October 23, 1935
Gangster Dutch Schultz continued to build his enterprise, adding illegal gambling and tax evasion to his criminal resume. In 1933, he was indicted on a tax charges and spent months hiding out before surrendering in November 1934. The FBI’s investigation of Schultz was related to this period during which he was a fugitive from justice. The Bureau pursued an investigation to learn who helped him evade capture.
In 1935, Schultz was tried twice for income tax evasion. The first case ended with a hung jury, and he was acquitted in the second one. In 1935, Schultz was again indicted, on different federal tax charges. He was able to avoid prosecution again, but not the reach of his fellow mobsters, who attacked him on the night of
October 23, 1935. Schultz and four of his associates were shot at Palace Chop House in Newark, New Jersey. Schultz died the next day.
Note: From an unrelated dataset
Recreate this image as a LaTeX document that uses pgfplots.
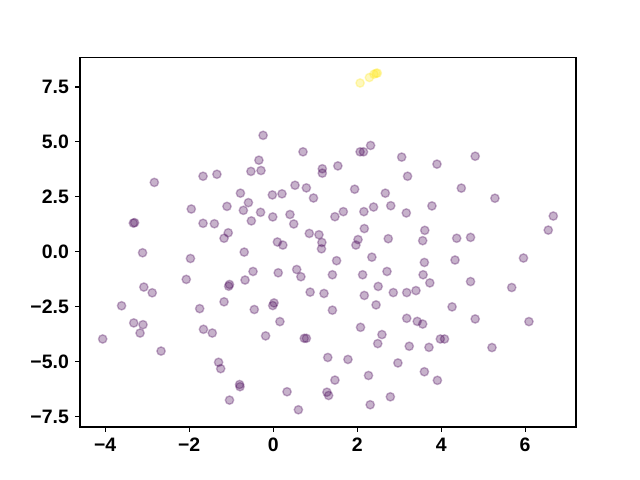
\documentclass[border=0pt]{standalone}
\usepackage{fontspec}
\setmainfont{Liberation Sans}
\usepackage{pgfplots}
\usepackage{pgfplotstable}
\pgfplotsset{compat=1.18}
\definecolor{vpurple}{HTML}{440154}
\definecolor{vyellow}{HTML}{FDE725}
\pgfplotstableread{
x y
-2.83 3.16
-1.67 3.44
-1.34 3.53
-0.24 5.30
-0.34 4.17
-0.53 3.66
-0.29 3.70
0.71 4.55
1.17 3.78
1.17 3.58
0.52 3.03
0.79 2.91
1.54 3.91
2.07 4.55
2.15 4.55
2.32 4.84
3.06 4.31
3.20 3.44
3.90 3.99
4.81 4.35
4.48 2.90
-1.95 1.95
-3.33 1.31
-3.30 1.33
-1.67 1.30
-3.11 -0.04
-1.97 -0.30
-2.07 -1.25
-3.08 -1.60
-2.88 -1.86
-3.61 -2.45
-1.75 -2.58
0.96 2.45
-0.78 2.67
-0.02 2.59
0.21 2.64
-0.59 2.24
-1.10 2.07
-0.71 1.89
-0.30 1.80
0.40 1.70
-0.01 1.59
-0.52 1.41
0.49 1.27
-1.40 1.28
-1.07 0.87
-1.17 0.62
0.86 0.84
1.09 0.78
1.16 0.43
1.15 0.14
0.10 0.45
0.23 0.31
-0.69 -0.01
-0.48 -0.89
0.12 -0.95
0.56 -0.80
0.66 -1.13
-0.67 -1.28
-1.04 -1.48
-1.06 -1.56
0.88 -1.83
1.21 -1.89
-1.17 -2.27
0.02 -2.32
-0.01 -2.44
-0.45 -2.62
1.94 2.85
2.67 2.67
1.67 1.83
1.47 1.60
2.16 1.83
2.39 2.04
2.80 2.10
3.17 1.77
3.78 2.09
2.17 1.06
2.02 0.56
1.97 0.31
2.74 0.60
3.61 0.98
3.56 0.51
1.51 -0.40
2.35 -0.24
3.60 -0.48
1.41 -1.04
2.13 -1.04
2.71 -0.89
3.57 -1.04
3.73 -1.41
2.50 -1.57
2.86 -1.85
3.18 -1.85
3.40 -1.76
2.17 -1.98
2.45 -2.41
1.41 -2.65
5.28 2.44
6.67 1.63
6.55 0.99
4.37 0.62
4.70 0.66
4.33 -0.37
5.96 -0.28
4.70 -1.35
5.68 -1.62
4.26 -2.50
-3.32 -3.23
-3.10 -3.31
-3.17 -3.69
-4.06 -3.96
-2.67 -4.51
-1.66 -3.52
-1.45 -3.69
0.16 -3.17
-0.18 -3.82
0.74 -3.93
0.79 -3.93
1.30 -4.80
-1.30 -5.02
-1.25 -5.31
-0.80 -6.03
-0.79 -6.13
-1.04 -6.74
0.33 -6.36
0.60 -7.18
1.28 -6.38
1.32 -6.53
2.08 -3.43
2.59 -3.76
2.49 -4.17
3.18 -3.02
3.43 -3.16
3.56 -3.28
3.98 -3.96
4.08 -3.96
3.24 -4.29
3.71 -4.34
1.78 -4.89
2.97 -5.05
3.60 -5.45
3.91 -5.84
1.47 -5.83
2.27 -5.62
2.79 -6.59
2.31 -6.95
4.81 -3.05
6.09 -3.17
5.21 -4.35
}\purpletable
\pgfplotstableread{
x y
2.07 7.68
2.29 7.93
2.40 8.08
2.45 8.12
2.48 8.13
}\yellowtable
\begin{document}
\begin{tikzpicture}
\useasboundingbox (-57.6pt,-38.2pt) rectangle (403.2pt,307.4pt);
\begin{axis}[
  scale only axis,
  width=357.1pt, height=265.7pt,
  at={(0pt,0pt)}, anchor=south west,
  xmin=-4.6, xmax=7.21,
  ymin=-7.96, ymax=8.82,
  axis line style={black, line width=0.8pt},
  tick style={black, line width=0.8pt},
  tick align=outside, tick pos=left,
  major tick length=3.5pt,
  xtick={-4,-2,0,2,4,6},
  xticklabels={−4,−2,0,2,4,6},
  ytick={-7.5,-5,-2.5,0,2.5,5,7.5},
  yticklabels={−7.5,−5.0,−2.5,0.0,2.5,5.0,7.5},
  ticklabel style={font=\fontsize{14}{16}\selectfont\bfseries},
  xticklabel style={yshift=-1pt},
  yticklabel style={xshift=-1pt},
  clip=false,
]
\addplot[only marks, mark=*, mark size=3pt,
  mark options={fill=vpurple, draw=vpurple, line width=1pt, fill opacity=0.3, draw opacity=0.3}]
  table[x=x,y=y] {\purpletable};
\addplot[only marks, mark=*, mark size=3pt,
  mark options={fill=vyellow, draw=vyellow, line width=1pt, fill opacity=0.3, draw opacity=0.3}]
  table[x=x,y=y] {\yellowtable};
\end{axis}
\end{tikzpicture}
\end{document}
Shortly before his death, he gave a rambling statement to the authorities, but he never named his killer. At the time, it was thought Schultz was killed in a turf battle with other New York organized crime groups, but historians later learned that Schultz had tried to take a hit out on Thomas E. Dewey, the special prosecutor who pursued him. However, the recently formed Mafia Commission declined to approve Dewey’s murder as the prosecutor was a very public figure and his death would not go unnoticed.